In the original plot-line, Henry was directly stated to be the Phantom but when the ride was completed, the Phantom's identity was left ambiguous. The story still heavily implied that Henry was the Phantom but never directly stated it and as such some interpretations had the Phantom and Henry be portrayed as two entirely separate entities. Henry and the Phantom were canonically made the same person in the 2019 refurbishment.
A portrait of Henry and his daughter, Melanie, can be seen in the foyer of the attraction. It depicts Henry grabbing her shoulders, while she wears a wedding dress. The manor is decrepit and the landscape is dark and grey. As the Phantom continues his monologue, the portrait changes to one of Henry and Melanie during happier times, with the manor's grounds becoming lush and green.
Two portraits of Henry can be seen in the changing portrait gallery before the loading zone. One depicts him with his arms crossed in the manor. As lighting flashes, a skull replaces his head. The second depicts him with another man in a duel. They are both holding rifles with their backs to each other. As lightning flashes, Henry is shooting the other man in the back.
Henry's grave can be seen in Boot Hill Cemetery, next to his wife Martha. The epitaph reads: "Quarreled and fought as man and wife/Now silent together, beyond this life".
He appears physically throughout the attraction as the Phantom.
Henry appeared in a promotional video for Phantom Manor's reopening. He wrote a letter welcoming guests to the reopening of Phantom Manor, and dressed in his signature Victorian suit and hat.
- Prior to the unveiling of an official portrait of the Phantom during the 2019 refurbs, Henry was typically portrayed in his mortal form resembling Vincent Price, seeing how Price was initially meant to provide his/the Phantom's voice. The most notable instance of this was an originally fan-made portrait appearing on the Daily Disney website.
- The Phantom's proximity to the gallows tree with an empty noose in Phantom Canyon could be taken as implication that following the earthquake of 1860, Henry survived but was hanged either by suicide or by other survivors. However it could also simply be his implied method of killing the guests.
- In the S.E.A storyline commonly used in Disney Parks attractions (including Mystic Manor), the owner of the Big Thunder Mining Co. is a man named Barnabas T. Bullion rather than Henry Ravenswood, however in Big Thunder Mountain Railroad's story Bullion operated the company during the 1880s while Ravenswood's reign ended in 1860 so it is possible that Bullion simply absorbed the company 20 years later.
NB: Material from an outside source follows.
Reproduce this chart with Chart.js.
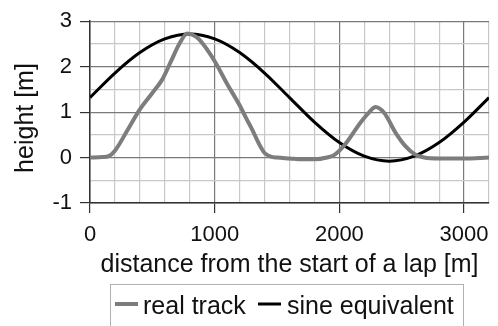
<!DOCTYPE html>
<html>
<head>
<meta charset="utf-8">
<script src="https://cdn.jsdelivr.net/npm/chart.js@4/dist/chart.umd.min.js"></script>
<style>
html,body{margin:0;padding:0;background:#fff;}
#wrap{width:498px;height:326px;position:relative;}
</style>
</head>
<body>
<div id="wrap"><canvas id="c" width="498" height="326"></canvas></div>
<script>
// Data
const trackX = [0, 100, 150, 200, 300, 400, 500, 580, 650, 720, 780, 850, 900, 1000, 1100, 1200, 1250, 1300, 1350, 1400, 1450, 1500, 1600, 1700, 1800, 1900, 1960, 2040, 2170, 2240, 2290, 2360, 2450, 2530, 2600, 2680, 2800, 3000, 3200];
const trackH = [0.0, 0.01, 0.03, 0.15, 0.6, 1.06, 1.42, 1.72, 2.12, 2.52, 2.73, 2.66, 2.52, 2.12, 1.62, 1.15, 0.88, 0.62, 0.33, 0.1, 0.02, 0.0, -0.02, -0.04, -0.04, 0.0, 0.06, 0.27, 0.77, 1.0, 1.11, 0.98, 0.55, 0.25, 0.08, 0.0, -0.02, -0.02, 0.0];
const sineX = [0, 200, 400, 600, 800, 1000, 1200, 1400, 1600, 1800, 2000, 2200, 2400, 2600, 2800, 3000, 3200];
const sineH = [1.32, 1.86, 2.31, 2.61, 2.72, 2.61, 2.31, 1.86, 1.32, 0.78, 0.33, 0.03, -0.08, 0.03, 0.33, 0.78, 1.32];
const seriesNames = ['real track', 'sine equivalent'];
const xTitle = 'distance from the start of a lap [m]';
const yTitle = 'height [m]';
const xMajorTicks = [0, 1000, 2000, 3000];
const yMajorTicks = [-1, 0, 1, 2, 3];

const FONT = "'Liberation Sans', Arial, sans-serif";
const colors = ['#7d7d7d', '#000000'];
const widths = [4, 3];

const legendPlugin = {
  id: 'boxLegend',
  afterDraw(chart) {
    const ctx = chart.ctx;
    ctx.save();
    // y-axis title
    ctx.font = '25px ' + FONT;
    ctx.fillStyle = '#111';
    ctx.textAlign = 'center';
    ctx.textBaseline = 'middle';
    ctx.translate(26.5, 118);
    ctx.rotate(-Math.PI / 2);
    ctx.fillText(yTitle, 0, 0);
    ctx.restore();

    ctx.save();
    ctx.strokeStyle = '#b0b0b0';
    ctx.lineWidth = 1;
    ctx.strokeRect(110.5, 284.5, 353, 60);
    const items = [{x: 115, tx: 143}, {x: 258, tx: 287}];
    ctx.font = '25px ' + FONT;
    ctx.textBaseline = 'alphabetic';
    ctx.textAlign = 'left';
    ctx.fillStyle = '#111';
    chart.data.datasets.forEach((ds, i) => {
      ctx.strokeStyle = ds.borderColor;
      ctx.lineWidth = ds.borderWidth;
      ctx.beginPath();
      ctx.moveTo(items[i].x, 304);
      ctx.lineTo(items[i].x + 23, 304);
      ctx.stroke();
      ctx.fillText(ds.label, items[i].tx, 314);
    });
    ctx.restore();
  }
};

new Chart(document.getElementById('c'), {
  type: 'line',
  data: {
    datasets: [
      {
        label: seriesNames[0],
        data: trackX.map((x, i) => ({x: x, y: trackH[i]})),
        borderColor: colors[0], borderWidth: widths[0],
        pointRadius: 0, cubicInterpolationMode: 'monotone', fill: false
      },
      {
        label: seriesNames[1],
        data: sineX.map((x, i) => ({x: x, y: sineH[i]})),
        borderColor: colors[1], borderWidth: widths[1],
        pointRadius: 0, cubicInterpolationMode: 'monotone', fill: false
      }
    ]
  },
  options: {
    responsive: false,
    animation: false,
    devicePixelRatio: 1,
    layout: {padding: {top: 16, bottom: 43, left: 0, right: 0}},
    plugins: {legend: {display: false}, tooltip: {enabled: false}},
    scales: {
      x: {
        type: 'linear', min: 0, max: 3200,
        afterFit(s) { s.height = 80; },
        border: {color: '#333', width: 1.5},
        grid: {
          color: c => (c.tick && xMajorTicks.includes(c.tick.value)) ? '#7a7a7a' : '#c8c8c8',
          tickColor: c => (c.tick && xMajorTicks.includes(c.tick.value)) ? '#333' : 'rgba(0,0,0,0)',
          tickLength: 10, lineWidth: 1.2
        },
        ticks: {
          stepSize: 200, autoSkip: false, maxRotation: 0, padding: 9,
          color: '#111', font: {family: FONT, size: 22},
          callback: v => xMajorTicks.includes(v) ? String(v) : ''
        },
        title: {display: true, text: xTitle, color: '#111', font: {family: FONT, size: 25}, padding: {top: 0, bottom: 3}}
      },
      y: {
        min: -1, max: 3,
        afterFit(s) { s.width = 90; },
        border: {color: '#333', width: 1.5},
        grid: {
          color: c => (c.tick && yMajorTicks.includes(c.tick.value)) ? '#7a7a7a' : '#c8c8c8',
          tickColor: c => (c.tick && yMajorTicks.includes(c.tick.value)) ? '#333' : 'rgba(0,0,0,0)',
          tickLength: 10, lineWidth: 1.2
        },
        ticks: {
          stepSize: 0.5, autoSkip: false, padding: 8,
          color: '#111', font: {family: FONT, size: 22},
          callback: v => yMajorTicks.includes(v) ? String(v) : ''
        },
        title: {display: false, text: yTitle}
      }
    }
  },
  plugins: [legendPlugin]
});
</script>
</body>
</html>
It is also possible that the two were business partners.
- Henry's changing portraits in the portrait corridor are made to mirror the portraits of Master Gracey and the Duelists in the mainstream Haunted Mansion attractions.
- Henry's quote regarding Big Thunder Mining Co.'s gratitude for nature's wonders is an allusion to the "Mine train through nature's wonderland" which pre-dated the original incarnation of Big Thunder Mountain.